● **What you have to do**: Could you repeat, exactly as they stand, the lines between the one with "Clone this chart in matplotlib." and the one with "ha='center', va='center', zorder=0)", inclusive, minus the pictures?

● **Data for processing**:
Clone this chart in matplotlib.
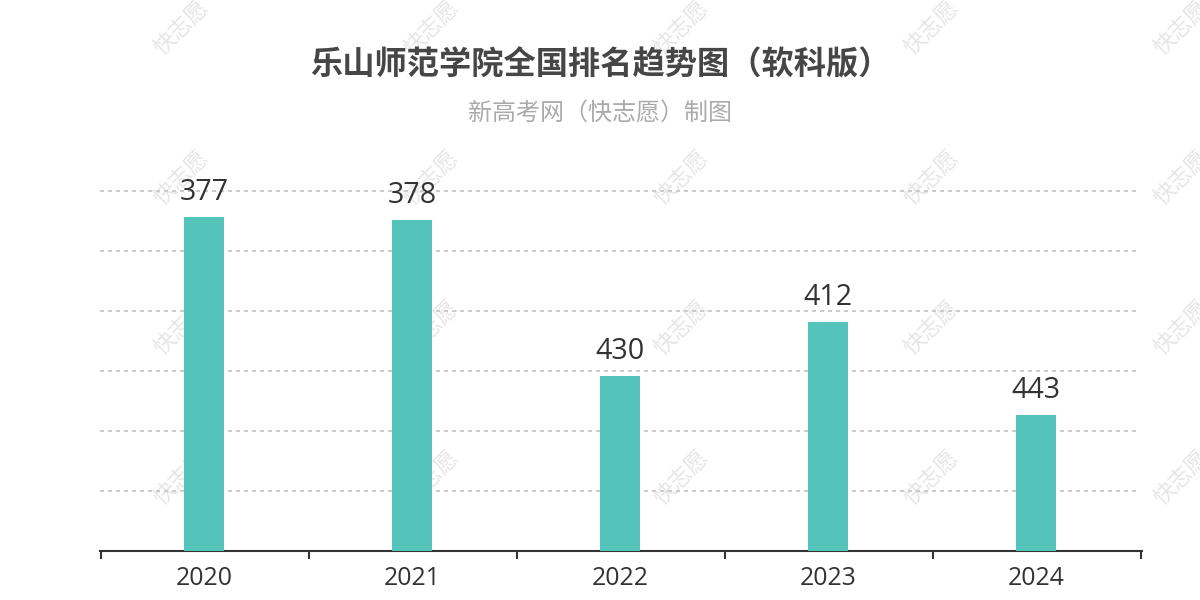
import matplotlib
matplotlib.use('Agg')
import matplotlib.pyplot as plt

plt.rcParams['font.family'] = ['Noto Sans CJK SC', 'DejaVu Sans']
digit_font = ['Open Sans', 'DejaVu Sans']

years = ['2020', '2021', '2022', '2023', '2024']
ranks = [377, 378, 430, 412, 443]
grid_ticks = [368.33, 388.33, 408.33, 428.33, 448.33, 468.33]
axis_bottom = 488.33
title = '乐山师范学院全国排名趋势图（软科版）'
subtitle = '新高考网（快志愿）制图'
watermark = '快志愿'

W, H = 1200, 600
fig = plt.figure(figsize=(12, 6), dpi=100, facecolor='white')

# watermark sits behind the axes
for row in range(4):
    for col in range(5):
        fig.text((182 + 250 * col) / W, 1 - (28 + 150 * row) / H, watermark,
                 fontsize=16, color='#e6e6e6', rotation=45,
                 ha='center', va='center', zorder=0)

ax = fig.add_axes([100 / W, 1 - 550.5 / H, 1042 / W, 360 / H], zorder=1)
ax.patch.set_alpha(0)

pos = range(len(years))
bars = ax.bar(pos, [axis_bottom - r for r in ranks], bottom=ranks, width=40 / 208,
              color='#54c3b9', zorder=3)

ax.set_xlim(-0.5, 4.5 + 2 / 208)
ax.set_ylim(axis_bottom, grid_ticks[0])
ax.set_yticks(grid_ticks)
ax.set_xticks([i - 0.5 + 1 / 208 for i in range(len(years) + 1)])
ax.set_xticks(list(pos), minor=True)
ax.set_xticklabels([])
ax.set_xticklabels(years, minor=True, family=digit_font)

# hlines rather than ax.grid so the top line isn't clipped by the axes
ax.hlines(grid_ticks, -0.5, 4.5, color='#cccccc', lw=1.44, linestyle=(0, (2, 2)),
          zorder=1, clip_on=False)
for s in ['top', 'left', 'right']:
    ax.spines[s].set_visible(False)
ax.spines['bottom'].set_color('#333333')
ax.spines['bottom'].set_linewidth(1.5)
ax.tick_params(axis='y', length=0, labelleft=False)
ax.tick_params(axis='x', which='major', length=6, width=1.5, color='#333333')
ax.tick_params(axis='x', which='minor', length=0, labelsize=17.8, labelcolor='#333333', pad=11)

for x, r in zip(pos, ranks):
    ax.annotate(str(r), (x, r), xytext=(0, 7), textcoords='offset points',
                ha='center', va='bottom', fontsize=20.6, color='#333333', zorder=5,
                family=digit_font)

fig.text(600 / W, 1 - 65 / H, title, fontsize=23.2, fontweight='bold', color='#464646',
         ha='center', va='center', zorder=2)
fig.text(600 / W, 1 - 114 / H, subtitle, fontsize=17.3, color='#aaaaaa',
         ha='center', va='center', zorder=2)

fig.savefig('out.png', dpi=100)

--

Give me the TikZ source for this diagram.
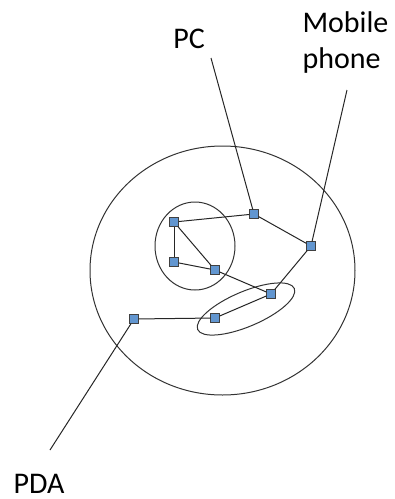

● **Response below**:
Clone this chart in matplotlib.
import matplotlib
matplotlib.use('Agg')
import matplotlib.pyplot as plt

plt.rcParams['font.family'] = ['Noto Sans CJK SC', 'DejaVu Sans']
digit_font = ['Open Sans', 'DejaVu Sans']

years = ['2020', '2021', '2022', '2023', '2024']
ranks = [377, 378, 430, 412, 443]
grid_ticks = [368.33, 388.33, 408.33, 428.33, 448.33, 468.33]
axis_bottom = 488.33
title = '乐山师范学院全国排名趋势图（软科版）'
subtitle = '新高考网（快志愿）制图'
watermark = '快志愿'

W, H = 1200, 600
fig = plt.figure(figsize=(12, 6), dpi=100, facecolor='white')

# watermark sits behind the axes
for row in range(4):
    for col in range(5):
        fig.text((182 + 250 * col) / W, 1 - (28 + 150 * row) / H, watermark,
                 fontsize=16, color='#e6e6e6', rotation=45,
                 ha='center', va='center', zorder=0)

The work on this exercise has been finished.